The last, and (if comparison in such a case is allowable) the worst defence of the protection of game, which Mr. Berkeley attempts, is that that system is not injurious to the farmer. We imagine that our author must at some time have learned by experience the danger of proving too much, and he has certainly made good use of the lesson in citing from the Aylesbury News, the statement of a writer subscribing himself a tenant farmer, which is expressed in the following words :A farmer may keep a hundred sheep with less expence than a hundred hares.' But the honorable gentleman attempts something more than a refutation of this certainly exaggerated statement, and in doing so unfortunately falls into a greater extravagance. He adduces the case of a man who, by the way, had rented under his family all his life,' and who declared shortly before his death (probably shortly after the failure of his recollection) that though he had been in the constant habit of making complaints against the game, on account of the allowances made him, he held himself a considerable gainer instead of loser by the hare and pheasant.

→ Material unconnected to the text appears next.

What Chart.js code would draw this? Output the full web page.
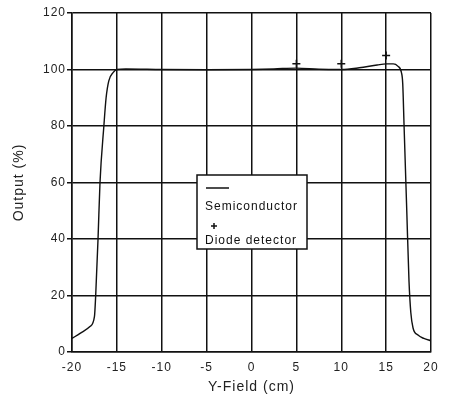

It would be easy to multiply instances supplied by the daily press, in proof of the almost incredible injury inflicted upon the farmer by the protection, and consequent increase of the breed of game. But on this subject it is due to Mr. Bright, the' highly respected member for Durham, rather to direct attention

to the facts and principles brought forward in his late masterly address to the House of Commons, in moving for a select committee to enquire into the operation of the Game Laws.

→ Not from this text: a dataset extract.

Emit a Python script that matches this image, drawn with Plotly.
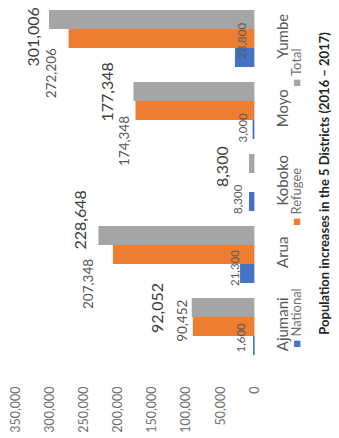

We have long observed with great admiration the straightforward and dauntless career of Mr. Bright, in connection with the free trade agitation both within and without the walls of Parliament. In the honest devotion of his great talents to the cause which he has more particularly espoused, we find something which nearly approximates to a justification of his neglect of some other topics, which we deem more important than even free trade, and, even philosophically speaking, first in order in the catalogue of legislative reforms. Mr. Bright has, however, won our admiration by a public aggression against another enormous evil, beside his grand object it is true, but not so far beside it as to excite our jealousy or damage his consistency. Had Mr. Bright addressed himself either to wrangling on the currency question, or to fisticuffs with poor Colonel Sibthorp about railways, we should have been painfully disappointed, that his efforts should have withheld from the question of questions, the reform of the representative system. The operation of the Game Laws, however, is so nearly connected, as an aggravation, with the ravaging mischiefs of the Corn Laws, that, as we have said, his appearance in that field need excite no jealousy in the minds of Parliamentary reformers, and reflects in no way on his own consistency.

Mr. Bright's address to the House on his motion for a committee to enquire into the tendency of the Game Laws, was a masterpiece of business-talent, research, and statesman-like skill. It was listened to with marked attention, and complimented with repeated and general cheering from all parts of the House. But, stranger still, it drew forth the blandest compliments from the ministry, and especially from Sir James Graham. Thus has it ever been throughout the annals of despotism, whether bearing the name of priestcraft in religion, or of toryism in politics. Whenever he has to deal with a man whose integrity is impregnable, and whose moral courage is such as not to be abashed by the coarseness of vituperation, and the insolence of scorn, the thorough-bred tory, unlike the thorough-bred dog, 'runs cunning,' and seeks to wheedle through some possible weakness, the man whom he has neither the power to daunt, nor the wealth to buy.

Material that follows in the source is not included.